▶ **What the task asks**
Reproduce each line that includes the word "this".

▶ **Records for the exercise**
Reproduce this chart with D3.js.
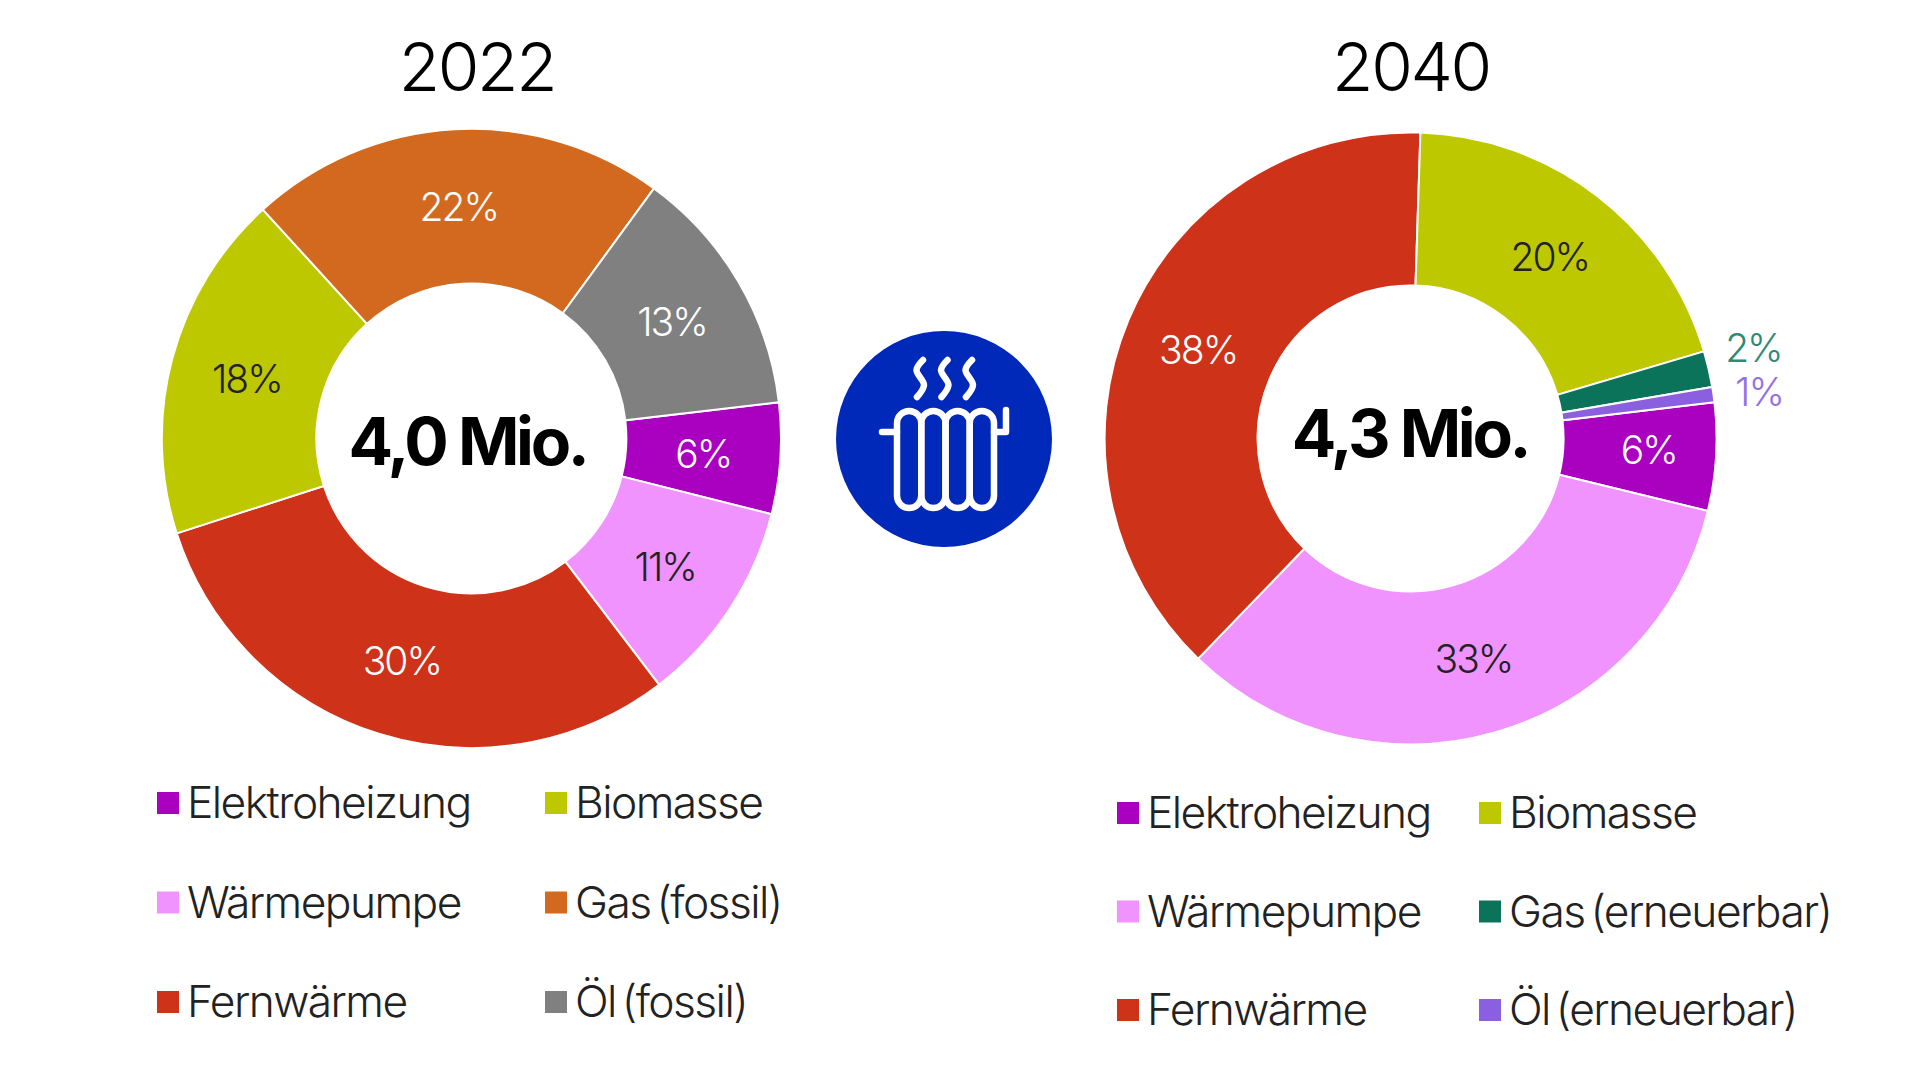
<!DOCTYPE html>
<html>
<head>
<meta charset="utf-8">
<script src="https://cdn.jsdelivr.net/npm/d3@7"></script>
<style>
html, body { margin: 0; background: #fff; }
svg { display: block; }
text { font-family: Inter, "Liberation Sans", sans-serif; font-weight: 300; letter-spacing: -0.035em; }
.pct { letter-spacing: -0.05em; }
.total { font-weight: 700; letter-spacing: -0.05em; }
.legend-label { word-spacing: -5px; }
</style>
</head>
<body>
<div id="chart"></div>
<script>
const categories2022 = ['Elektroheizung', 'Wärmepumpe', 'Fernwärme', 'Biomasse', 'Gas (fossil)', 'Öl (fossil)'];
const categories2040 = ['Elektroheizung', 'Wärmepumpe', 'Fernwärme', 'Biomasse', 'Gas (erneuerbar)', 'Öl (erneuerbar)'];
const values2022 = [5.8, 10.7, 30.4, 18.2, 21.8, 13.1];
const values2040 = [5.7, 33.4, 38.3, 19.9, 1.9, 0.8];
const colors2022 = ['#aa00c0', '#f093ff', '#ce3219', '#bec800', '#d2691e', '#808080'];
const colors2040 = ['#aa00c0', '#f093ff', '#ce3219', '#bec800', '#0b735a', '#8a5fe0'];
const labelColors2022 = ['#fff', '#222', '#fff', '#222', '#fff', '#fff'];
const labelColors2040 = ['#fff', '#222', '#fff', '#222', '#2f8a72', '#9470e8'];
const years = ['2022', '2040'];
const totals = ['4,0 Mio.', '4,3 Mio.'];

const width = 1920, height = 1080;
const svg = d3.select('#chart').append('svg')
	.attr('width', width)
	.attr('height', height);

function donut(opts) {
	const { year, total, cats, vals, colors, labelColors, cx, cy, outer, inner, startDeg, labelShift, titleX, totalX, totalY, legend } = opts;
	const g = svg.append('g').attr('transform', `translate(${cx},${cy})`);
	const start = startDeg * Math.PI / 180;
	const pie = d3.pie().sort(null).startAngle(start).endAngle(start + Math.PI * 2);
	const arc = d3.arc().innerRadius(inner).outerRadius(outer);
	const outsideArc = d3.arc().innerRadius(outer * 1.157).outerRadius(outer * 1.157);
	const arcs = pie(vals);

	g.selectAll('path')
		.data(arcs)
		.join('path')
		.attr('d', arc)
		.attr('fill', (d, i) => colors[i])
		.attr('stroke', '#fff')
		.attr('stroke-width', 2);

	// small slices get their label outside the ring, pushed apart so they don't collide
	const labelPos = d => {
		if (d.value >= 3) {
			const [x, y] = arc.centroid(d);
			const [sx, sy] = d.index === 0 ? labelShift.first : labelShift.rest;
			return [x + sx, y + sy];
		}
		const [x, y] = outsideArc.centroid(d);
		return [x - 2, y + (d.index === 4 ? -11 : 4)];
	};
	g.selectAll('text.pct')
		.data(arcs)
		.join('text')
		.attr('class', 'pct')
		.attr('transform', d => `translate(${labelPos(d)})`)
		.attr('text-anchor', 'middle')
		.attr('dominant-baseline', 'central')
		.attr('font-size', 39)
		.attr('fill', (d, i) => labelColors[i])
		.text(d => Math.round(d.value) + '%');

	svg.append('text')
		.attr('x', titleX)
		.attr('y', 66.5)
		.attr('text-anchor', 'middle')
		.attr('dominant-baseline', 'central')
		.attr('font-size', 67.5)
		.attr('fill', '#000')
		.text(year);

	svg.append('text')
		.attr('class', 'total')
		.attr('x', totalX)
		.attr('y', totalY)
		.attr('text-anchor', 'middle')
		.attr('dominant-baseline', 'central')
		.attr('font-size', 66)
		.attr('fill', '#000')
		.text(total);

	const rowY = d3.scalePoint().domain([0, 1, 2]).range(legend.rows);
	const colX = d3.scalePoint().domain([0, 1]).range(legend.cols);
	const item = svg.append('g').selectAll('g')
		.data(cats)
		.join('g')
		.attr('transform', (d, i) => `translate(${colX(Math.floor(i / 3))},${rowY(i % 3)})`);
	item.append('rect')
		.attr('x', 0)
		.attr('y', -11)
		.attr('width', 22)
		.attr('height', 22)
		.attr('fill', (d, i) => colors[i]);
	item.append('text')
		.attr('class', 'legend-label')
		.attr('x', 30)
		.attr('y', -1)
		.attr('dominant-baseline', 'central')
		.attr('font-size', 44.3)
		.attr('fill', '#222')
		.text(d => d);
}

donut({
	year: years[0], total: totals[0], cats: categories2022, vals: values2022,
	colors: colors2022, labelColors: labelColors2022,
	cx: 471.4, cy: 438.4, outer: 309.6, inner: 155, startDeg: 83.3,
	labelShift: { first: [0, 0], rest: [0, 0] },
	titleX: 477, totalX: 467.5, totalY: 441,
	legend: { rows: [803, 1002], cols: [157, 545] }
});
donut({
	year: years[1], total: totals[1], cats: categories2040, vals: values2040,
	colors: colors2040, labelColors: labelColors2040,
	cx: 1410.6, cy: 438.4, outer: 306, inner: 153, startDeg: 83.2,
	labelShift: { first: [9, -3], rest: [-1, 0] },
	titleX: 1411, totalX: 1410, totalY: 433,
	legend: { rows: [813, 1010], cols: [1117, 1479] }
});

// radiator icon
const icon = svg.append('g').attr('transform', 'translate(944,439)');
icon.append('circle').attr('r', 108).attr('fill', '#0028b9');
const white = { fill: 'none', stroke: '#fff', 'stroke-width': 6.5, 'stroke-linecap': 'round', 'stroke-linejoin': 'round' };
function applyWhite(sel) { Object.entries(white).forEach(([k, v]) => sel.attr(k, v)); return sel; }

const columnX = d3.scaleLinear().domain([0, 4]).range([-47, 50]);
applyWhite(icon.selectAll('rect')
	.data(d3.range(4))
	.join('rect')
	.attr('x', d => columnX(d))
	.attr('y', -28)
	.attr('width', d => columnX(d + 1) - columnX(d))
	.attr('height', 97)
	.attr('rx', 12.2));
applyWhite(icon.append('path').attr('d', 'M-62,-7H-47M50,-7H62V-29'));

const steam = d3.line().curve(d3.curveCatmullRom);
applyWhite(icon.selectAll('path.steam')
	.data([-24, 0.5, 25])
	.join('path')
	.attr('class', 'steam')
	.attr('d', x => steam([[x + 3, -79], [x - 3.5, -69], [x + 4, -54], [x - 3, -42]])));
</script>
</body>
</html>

...

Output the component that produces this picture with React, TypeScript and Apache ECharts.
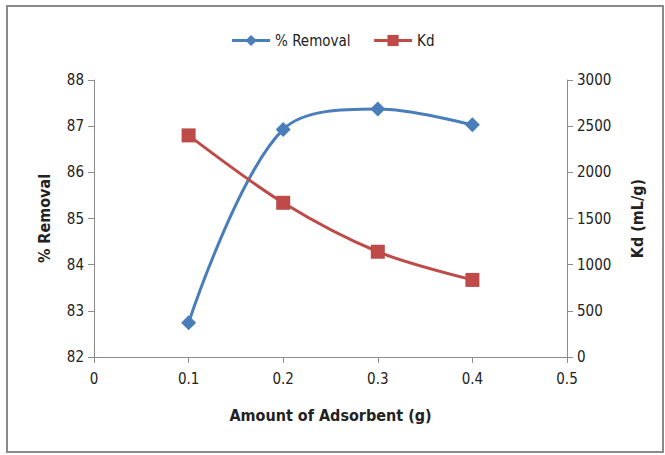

▶ **Completed task**
Reproduce this chart with D3.js.
Output the component that produces this picture with React, TypeScript and Apache ECharts.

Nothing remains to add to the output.